When I started tuning, lots of years ago I used paper and a glue block but I soon found that it was really difficult to finish the bottom unless of course you can reverse chuck it as has been suggested above. What I was doing in those days to save a lot of time and trouble was I would split the glue block off then glue on a piece of felt to the bottom . . . this is a practice that I no longer think is suitable for most of the things I make.

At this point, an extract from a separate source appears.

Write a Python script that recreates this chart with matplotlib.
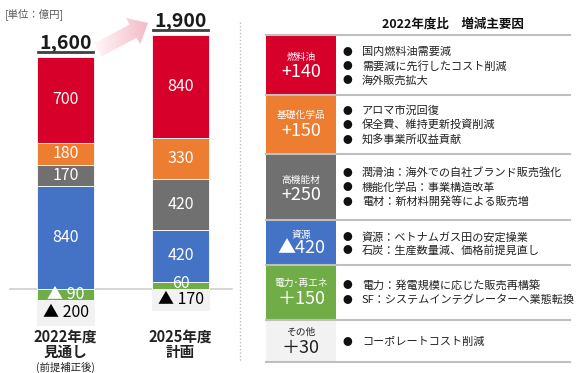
import numpy as np
import matplotlib
matplotlib.use("Agg")
import matplotlib.pyplot as plt
import matplotlib.transforms as mtransforms
from matplotlib.patches import FancyArrow, Rectangle
from matplotlib.lines import Line2D
from matplotlib.colors import LinearSegmentedColormap

plt.rcParams['font.family'] = ['Noto Sans CJK JP', 'DejaVu Sans']

# ---------------- data ----------------
categories = ['2022年度\n見通し', '2025年度\n計画']
category_notes = ['(前提補正後)', '']
totals = [1600, 1900]
segment_names = ['電力・再エネ', '資源', '高機能材', '基礎化学品', '燃料油', 'その他']
seg_green = [-90, 60]
seg_blue = [840, 420]
seg_gray = [170, 420]
seg_orange = [180, 330]
seg_red = [700, 840]
seg_other = [-200, -170]

unit_label = '[単位：億円]'
table_title = '2022年度比　増減主要因'
factor_names = ['燃料油', '基礎化学品', '高機能材', '資源', '電力･再エネ', 'その他']
factor_deltas = ['+140', '+150', '+250', '▲420', '＋150', '＋30']
factor_bullets = [
    ['国内燃料油需要減', '需要減に先行したコスト削減', '海外販売拡大'],
    ['アロマ市況回復', '保全費、維持更新投資削減', '知多事業所収益貢献'],
    ['潤滑油：海外での自社ブランド販売強化', '機能化学品：事業構造改革', '電材：新材料開発等による販売増'],
    ['資源：ベトナムガス田の安定操業', '石炭：生産数量減、価格前提見直し'],
    ['電力：発電規模に応じた販売再構築', 'SF：システムインテグレーターへ業態転換'],
    ['コーポレートコスト削減'],
]

# ---------------- styles ----------------
C_RED = '#D7002A'
C_ORANGE = '#ED7D31'
C_GRAY = '#707070'
C_BLUE = '#4472C4'
C_GREEN = '#70AD47'
C_LIGHT = '#F2F2F2'
seg_values = [seg_green, seg_blue, seg_gray, seg_orange, seg_red, seg_other]
seg_colors = [C_GREEN, C_BLUE, C_GRAY, C_ORANGE, C_RED, C_LIGHT]
seg_text_colors = ['white', 'white', 'white', 'white', 'white', 'black']
factor_colors = [C_RED, C_ORANGE, C_GRAY, C_BLUE, C_GREEN, C_LIGHT]
factor_text_colors = ['white'] * 5 + ['#222222']

W, H = 581, 373
fig = plt.figure(figsize=(W / 100, H / 100), dpi=100)

# bar axes
ax = fig.add_axes([0, (H - 340) / H, 240 / W, 320 / H])
ax.set_xlim(-0.5696, 1.517)
ax.set_ylim(-415.5, 2191.4)
ax.axis('off')

# overlay axes in pixel coordinates
ov = fig.add_axes([0, 0, 1, 1], zorder=5)
ov.patch.set_alpha(0)
ov.axis('off')

ax.axhline(0, xmin=10 / 240, xmax=232 / 240, color='#D0D0D0', lw=1.2, zorder=0.5)

x = np.arange(len(categories))
bw = 0.496
for i in x:
    pos_b, neg_b = 0.0, 0.0
    for vals, col, tcol in zip(seg_values, seg_colors, seg_text_colors):
        v = vals[i]
        if v >= 0:
            bottom = pos_b
            pos_b += v
        else:
            bottom = neg_b
            neg_b += v
        ax.bar(i, v, bottom=bottom, width=bw, color=col,
               edgecolor='white' if col != C_LIGHT else C_LIGHT, linewidth=0.6, zorder=2)
        label = f'{v}' if v >= 0 else f'▲ {-v}'
        if 0 <= v < 100:
            ax.text(i, bottom + 12, label, ha='center', va='baseline', color=tcol,
                    fontsize=11.5, zorder=3)
        else:
            ax.text(i, bottom + v / 2, label, ha='center', va='center', color=tcol,
                    fontsize=11.5, zorder=3)

# arrow with gradient (drawn in pixel space)
ov.set_xlim(0, W)
ov.set_ylim(H, 0)
arrow = FancyArrow(98, 50, 50, -27, width=15, head_width=30, head_length=17,
                   length_includes_head=True, facecolor='none', edgecolor='none')
ov.add_patch(arrow)
grad = np.linspace(0, 1, 100).reshape(1, -1)
cmap = LinearSegmentedColormap.from_list('pk', ['#FFFFFF', '#F3B3C0'])
im = ov.imshow(grad, extent=(88, 155, 68, 8), cmap=cmap, aspect='auto', zorder=1)
im.set_clip_path(arrow)
ov.set_xlim(0, W)
ov.set_ylim(H, 0)

# totals with underline
for i, t in enumerate(totals):
    top = sum(v[i] for v in seg_values if v[i] > 0)
    ax.annotate(f'{t:,}', xy=(i, top), xytext=(0, 10), textcoords='offset points',
                ha='center', va='center', fontsize=14, fontweight='bold', color='#1A1A1A',
                zorder=4)
    disp = ax.transData.transform((i, top))
    px_x, px_y = disp[0], H - disp[1]
    ov.add_line(Line2D([px_x - 28, px_x + 27], [px_y - 5, px_y - 5], color='#404040', lw=2))

# category labels
blend = mtransforms.blended_transform_factory(ax.transData, ov.transData)
for i, (cat, note) in enumerate(zip(categories, category_notes)):
    l1, l2 = cat.split('\n')
    ax.text(i, 337, l1, transform=blend, ha='center', va='center', fontsize=10.5,
            fontweight='bold', color='#222222')
    ax.text(i, 352, l2, transform=blend, ha='center', va='center', fontsize=10.5,
            fontweight='bold', color='#222222')
    if note:
        ax.text(i, 367, note, transform=blend, ha='center', va='center', fontsize=7.5,
                color='#222222')

# unit label
ov.text(5, 14, unit_label, ha='left', va='center', fontsize=7.5, color='#595959')

# separator
ov.add_line(Line2D([240, 240], [22, 362], color='#C0C0C0', lw=1, linestyle=(0, (1, 1.5))))

# ---------------- table ----------------
ov.text(453, 24, table_title, ha='center', va='center', fontsize=9, fontweight='bold', color='#111111')
row_bounds = [(35, 95), (95, 154), (154, 220), (220, 265), (265, 320), (320, 362)]
name_y = [57, 115, 180, 235, 283, 332]
val_y = [72, 131, 195, 248, 299, 348]
bullet_y = [[52, 66, 80], [111, 125, 140], [173, 187, 202], [237, 250], [285, 300], [342]]
for k, (y0, y1) in enumerate(row_bounds):
    ov.add_patch(Rectangle((266, y0), 70, y1 - y0, facecolor=factor_colors[k], edgecolor='none', zorder=1))
    ov.text(301, name_y[k], factor_names[k], ha='center', va='center', fontsize=7,
            color=factor_text_colors[k], zorder=3)
    ov.text(301, val_y[k], factor_deltas[k], ha='center', va='center', fontsize=13,
            color=factor_text_colors[k], zorder=3)
    for txt, by in zip(factor_bullets[k], bullet_y[k]):
        ov.text(347, by, '●', ha='center', va='center', fontsize=7, color='#111111')
        ov.text(362, by, txt, ha='left', va='center', fontsize=8, color='#222222')
for yb in [35] + [b[1] for b in row_bounds]:
    ov.add_line(Line2D([266, 570], [yb, yb], color='#BFBFBF', lw=1.5, zorder=2))

fig.savefig('out.png', dpi=100)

What ever you decide to do, good luck.

Leo Van Der Loo
01-09-2014, 5:18 PM
I hardly ever use a tenon, most times a recess, however if the piece is thinner and I like to keep all there is (though 1/8" is not really much to loose, and enough for dry sound wood) I have used hot glue and CA as well, works just fine,However with hot glue, the wood has to be dry and the glue-gun hot, I would then also use my propane torch and heat the glue-block and the bottom this would assure a good glue-line and a strong bond, however it is too much of a hassle IMO and so it is either CA glue or a very shallow recess.Like everything else, you have to do it right, and if you don't trust it, there are always other ways of doing it, haste is a bad habit that will bite you in the (a*s) end

robert baccus
01-09-2014, 8:20 PM
You obviously speak from experience and not opinion Mr Loo. Good words and a good practice for posters yeah.